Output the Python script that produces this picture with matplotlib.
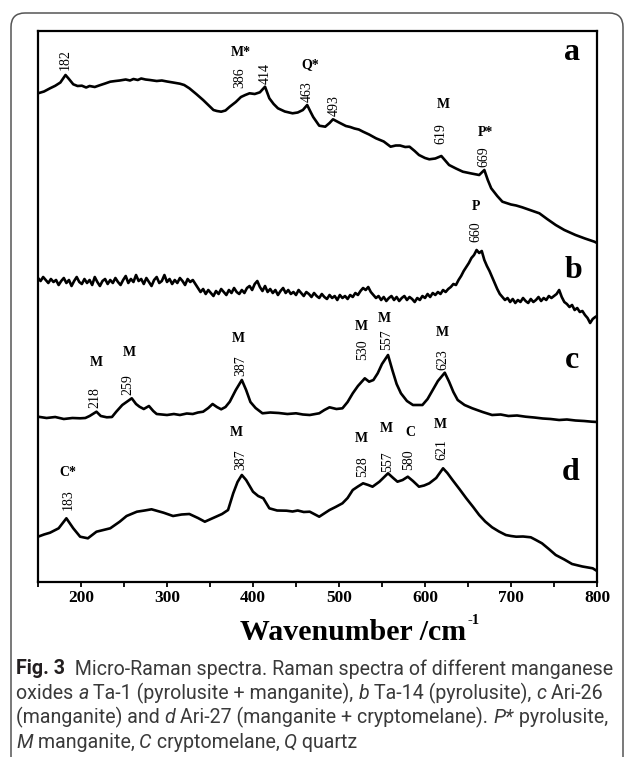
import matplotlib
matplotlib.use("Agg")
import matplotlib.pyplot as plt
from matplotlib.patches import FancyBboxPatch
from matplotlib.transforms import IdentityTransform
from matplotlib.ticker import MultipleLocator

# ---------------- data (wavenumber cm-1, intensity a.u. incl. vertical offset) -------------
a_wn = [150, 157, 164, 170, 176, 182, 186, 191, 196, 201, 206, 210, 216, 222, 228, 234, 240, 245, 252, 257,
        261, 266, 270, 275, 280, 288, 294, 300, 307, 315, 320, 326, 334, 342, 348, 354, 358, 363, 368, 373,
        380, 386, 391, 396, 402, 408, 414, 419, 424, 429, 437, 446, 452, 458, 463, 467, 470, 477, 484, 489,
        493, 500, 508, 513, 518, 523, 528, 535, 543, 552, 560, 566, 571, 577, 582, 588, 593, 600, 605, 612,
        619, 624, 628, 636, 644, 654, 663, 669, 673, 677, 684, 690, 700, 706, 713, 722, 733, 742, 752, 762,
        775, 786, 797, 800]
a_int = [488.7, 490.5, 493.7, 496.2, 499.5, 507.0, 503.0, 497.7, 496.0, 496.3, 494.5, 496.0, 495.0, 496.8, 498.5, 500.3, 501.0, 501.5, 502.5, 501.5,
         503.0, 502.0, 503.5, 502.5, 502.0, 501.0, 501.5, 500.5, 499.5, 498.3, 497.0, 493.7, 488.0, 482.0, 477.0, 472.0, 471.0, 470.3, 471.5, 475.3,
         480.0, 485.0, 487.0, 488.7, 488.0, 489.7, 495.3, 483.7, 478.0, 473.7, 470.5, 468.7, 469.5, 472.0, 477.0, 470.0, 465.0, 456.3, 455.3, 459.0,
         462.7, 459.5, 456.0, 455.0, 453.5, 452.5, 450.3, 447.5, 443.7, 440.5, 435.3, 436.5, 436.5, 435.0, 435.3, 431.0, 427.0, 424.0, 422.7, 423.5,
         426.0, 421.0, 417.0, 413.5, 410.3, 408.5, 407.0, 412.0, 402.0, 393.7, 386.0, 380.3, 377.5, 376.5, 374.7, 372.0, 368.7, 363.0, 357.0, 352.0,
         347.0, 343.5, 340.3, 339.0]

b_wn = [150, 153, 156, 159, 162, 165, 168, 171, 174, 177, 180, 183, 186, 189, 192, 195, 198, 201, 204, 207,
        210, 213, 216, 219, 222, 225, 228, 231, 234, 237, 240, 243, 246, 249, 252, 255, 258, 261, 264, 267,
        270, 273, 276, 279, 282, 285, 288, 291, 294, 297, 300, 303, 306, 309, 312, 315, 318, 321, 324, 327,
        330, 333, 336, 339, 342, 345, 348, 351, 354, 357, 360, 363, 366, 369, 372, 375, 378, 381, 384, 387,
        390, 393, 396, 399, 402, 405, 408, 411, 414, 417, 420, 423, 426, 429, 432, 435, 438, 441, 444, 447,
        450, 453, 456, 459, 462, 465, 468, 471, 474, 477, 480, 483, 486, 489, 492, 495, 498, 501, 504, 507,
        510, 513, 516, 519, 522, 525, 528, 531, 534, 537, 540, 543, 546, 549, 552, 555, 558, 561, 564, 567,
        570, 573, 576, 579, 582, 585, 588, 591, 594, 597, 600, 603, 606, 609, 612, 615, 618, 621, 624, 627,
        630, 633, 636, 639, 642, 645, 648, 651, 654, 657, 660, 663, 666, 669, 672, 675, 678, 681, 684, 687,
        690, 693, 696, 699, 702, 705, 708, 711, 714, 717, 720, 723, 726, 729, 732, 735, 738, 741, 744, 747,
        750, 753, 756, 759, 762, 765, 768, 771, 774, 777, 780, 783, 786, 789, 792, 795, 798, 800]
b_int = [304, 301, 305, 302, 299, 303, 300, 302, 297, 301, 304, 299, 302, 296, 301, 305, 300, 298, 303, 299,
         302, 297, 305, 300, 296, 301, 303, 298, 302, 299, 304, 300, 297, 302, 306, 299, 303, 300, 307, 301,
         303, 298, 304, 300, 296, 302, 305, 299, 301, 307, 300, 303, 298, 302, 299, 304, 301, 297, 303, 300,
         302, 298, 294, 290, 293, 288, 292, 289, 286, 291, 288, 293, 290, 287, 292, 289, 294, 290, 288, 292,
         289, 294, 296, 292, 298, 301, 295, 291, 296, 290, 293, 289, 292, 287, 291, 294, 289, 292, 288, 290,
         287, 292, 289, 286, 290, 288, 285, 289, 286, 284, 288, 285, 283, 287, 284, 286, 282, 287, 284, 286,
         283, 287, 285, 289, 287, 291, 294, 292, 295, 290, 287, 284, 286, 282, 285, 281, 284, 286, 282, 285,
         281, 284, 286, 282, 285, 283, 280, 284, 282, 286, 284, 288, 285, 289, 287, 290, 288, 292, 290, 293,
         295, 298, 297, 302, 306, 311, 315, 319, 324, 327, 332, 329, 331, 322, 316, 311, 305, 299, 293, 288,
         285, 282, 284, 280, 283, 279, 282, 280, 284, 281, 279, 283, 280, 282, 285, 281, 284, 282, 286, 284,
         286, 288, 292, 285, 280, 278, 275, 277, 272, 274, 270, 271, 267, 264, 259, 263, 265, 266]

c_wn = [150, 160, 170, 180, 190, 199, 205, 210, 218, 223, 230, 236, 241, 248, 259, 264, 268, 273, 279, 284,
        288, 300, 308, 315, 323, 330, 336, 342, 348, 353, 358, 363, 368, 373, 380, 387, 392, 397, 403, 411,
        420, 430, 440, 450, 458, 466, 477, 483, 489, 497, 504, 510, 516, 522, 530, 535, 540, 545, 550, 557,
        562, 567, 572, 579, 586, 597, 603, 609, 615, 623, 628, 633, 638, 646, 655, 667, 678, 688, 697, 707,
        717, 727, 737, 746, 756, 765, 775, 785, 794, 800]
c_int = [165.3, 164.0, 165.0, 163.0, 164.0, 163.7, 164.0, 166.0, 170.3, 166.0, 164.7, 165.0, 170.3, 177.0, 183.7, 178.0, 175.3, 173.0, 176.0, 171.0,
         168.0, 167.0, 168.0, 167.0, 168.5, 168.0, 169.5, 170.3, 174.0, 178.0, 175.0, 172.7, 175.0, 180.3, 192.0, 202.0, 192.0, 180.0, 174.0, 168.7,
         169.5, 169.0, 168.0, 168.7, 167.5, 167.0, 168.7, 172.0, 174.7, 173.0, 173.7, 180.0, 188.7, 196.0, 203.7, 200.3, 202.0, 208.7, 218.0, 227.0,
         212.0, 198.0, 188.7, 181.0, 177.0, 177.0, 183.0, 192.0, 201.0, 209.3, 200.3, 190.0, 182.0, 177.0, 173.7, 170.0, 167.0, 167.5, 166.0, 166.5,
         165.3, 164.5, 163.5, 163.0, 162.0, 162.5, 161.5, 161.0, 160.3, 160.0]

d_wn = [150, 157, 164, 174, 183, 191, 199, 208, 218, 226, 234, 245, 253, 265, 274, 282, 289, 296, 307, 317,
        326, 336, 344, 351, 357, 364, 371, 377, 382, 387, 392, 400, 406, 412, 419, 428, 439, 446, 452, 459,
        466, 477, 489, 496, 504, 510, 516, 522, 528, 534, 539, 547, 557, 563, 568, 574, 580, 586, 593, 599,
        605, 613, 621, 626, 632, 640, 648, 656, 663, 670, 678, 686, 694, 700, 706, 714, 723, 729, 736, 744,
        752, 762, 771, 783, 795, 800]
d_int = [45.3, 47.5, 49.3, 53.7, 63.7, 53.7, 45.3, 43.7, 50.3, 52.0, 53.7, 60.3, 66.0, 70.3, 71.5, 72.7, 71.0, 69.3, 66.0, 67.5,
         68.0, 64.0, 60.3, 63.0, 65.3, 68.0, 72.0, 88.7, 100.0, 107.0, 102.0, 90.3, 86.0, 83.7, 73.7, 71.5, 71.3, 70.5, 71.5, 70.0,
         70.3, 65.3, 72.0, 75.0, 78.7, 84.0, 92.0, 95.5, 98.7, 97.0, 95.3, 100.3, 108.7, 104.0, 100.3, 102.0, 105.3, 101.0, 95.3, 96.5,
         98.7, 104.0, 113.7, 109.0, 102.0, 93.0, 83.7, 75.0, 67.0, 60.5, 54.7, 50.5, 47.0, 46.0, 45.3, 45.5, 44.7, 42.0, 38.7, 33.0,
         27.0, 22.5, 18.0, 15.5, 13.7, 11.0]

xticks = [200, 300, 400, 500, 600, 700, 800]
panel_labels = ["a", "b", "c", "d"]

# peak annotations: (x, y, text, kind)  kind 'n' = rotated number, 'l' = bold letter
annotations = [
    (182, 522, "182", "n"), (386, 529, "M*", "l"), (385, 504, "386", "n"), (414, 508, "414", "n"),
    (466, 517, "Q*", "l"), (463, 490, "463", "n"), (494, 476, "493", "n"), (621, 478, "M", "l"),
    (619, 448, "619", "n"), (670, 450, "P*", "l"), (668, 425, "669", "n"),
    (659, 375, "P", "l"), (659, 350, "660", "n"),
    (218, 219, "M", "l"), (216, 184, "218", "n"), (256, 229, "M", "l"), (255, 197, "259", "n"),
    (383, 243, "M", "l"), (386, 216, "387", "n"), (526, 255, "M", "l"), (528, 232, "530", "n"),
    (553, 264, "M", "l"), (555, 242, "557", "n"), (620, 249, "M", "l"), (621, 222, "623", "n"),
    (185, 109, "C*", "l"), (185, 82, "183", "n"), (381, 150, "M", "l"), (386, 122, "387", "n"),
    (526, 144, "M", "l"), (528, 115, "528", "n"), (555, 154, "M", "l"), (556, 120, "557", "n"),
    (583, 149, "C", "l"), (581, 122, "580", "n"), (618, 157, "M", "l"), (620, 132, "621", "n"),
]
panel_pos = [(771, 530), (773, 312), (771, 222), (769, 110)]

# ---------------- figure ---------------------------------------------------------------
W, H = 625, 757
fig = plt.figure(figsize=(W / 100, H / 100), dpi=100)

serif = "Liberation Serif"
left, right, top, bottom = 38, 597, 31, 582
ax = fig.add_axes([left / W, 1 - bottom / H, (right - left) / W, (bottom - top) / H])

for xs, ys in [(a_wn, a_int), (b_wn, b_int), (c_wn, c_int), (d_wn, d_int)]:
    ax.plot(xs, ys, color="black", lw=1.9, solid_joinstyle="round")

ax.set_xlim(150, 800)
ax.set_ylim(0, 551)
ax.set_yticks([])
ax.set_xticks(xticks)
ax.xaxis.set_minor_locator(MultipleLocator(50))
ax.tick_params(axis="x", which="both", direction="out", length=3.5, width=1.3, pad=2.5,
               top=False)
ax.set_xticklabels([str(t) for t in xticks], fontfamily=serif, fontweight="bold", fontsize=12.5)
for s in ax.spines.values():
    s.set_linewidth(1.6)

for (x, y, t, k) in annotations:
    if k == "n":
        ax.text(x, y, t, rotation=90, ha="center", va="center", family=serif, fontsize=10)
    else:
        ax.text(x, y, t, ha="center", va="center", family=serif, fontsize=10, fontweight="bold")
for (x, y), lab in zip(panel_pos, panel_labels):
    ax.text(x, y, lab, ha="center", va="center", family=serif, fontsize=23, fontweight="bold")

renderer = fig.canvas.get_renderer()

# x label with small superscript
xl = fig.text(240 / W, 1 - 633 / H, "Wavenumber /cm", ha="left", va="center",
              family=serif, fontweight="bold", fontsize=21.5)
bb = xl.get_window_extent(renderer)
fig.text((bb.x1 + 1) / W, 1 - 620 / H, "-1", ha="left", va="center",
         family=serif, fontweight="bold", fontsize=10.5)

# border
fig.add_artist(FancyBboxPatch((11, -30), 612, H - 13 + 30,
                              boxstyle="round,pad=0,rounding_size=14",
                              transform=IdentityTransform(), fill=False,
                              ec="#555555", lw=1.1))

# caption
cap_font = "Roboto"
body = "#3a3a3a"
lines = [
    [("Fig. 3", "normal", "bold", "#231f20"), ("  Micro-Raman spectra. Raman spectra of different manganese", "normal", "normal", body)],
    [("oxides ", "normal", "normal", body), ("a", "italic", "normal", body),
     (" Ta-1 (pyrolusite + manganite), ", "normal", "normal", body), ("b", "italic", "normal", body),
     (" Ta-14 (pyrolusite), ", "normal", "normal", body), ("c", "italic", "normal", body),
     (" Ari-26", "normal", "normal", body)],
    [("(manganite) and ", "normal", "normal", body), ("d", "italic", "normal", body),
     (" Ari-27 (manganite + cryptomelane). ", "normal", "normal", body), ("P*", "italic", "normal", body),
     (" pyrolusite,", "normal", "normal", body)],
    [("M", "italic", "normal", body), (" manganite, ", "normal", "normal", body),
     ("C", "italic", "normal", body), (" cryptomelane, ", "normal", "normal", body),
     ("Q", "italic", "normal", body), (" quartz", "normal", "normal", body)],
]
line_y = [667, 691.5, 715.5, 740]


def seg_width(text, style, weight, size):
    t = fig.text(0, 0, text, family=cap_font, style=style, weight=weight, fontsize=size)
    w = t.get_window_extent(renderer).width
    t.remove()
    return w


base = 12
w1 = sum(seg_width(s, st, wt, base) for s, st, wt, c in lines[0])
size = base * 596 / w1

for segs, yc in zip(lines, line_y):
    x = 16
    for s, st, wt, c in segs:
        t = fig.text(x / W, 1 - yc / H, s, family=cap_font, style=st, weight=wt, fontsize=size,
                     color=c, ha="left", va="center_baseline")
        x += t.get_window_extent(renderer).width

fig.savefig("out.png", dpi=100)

◆ YOUR INSTRUCTIONS ◆
Without any pictures, reproduce the lines from the first one in the material through the line that has "from matplotlib.ticker import MultipleLocator", exactly as they appear.

◆ EXERCISE SOLUTION ◆
Output the Python script that produces this picture with matplotlib.
import matplotlib
matplotlib.use("Agg")
import matplotlib.pyplot as plt
from matplotlib.patches import FancyBboxPatch
from matplotlib.transforms import IdentityTransform
from matplotlib.ticker import MultipleLocator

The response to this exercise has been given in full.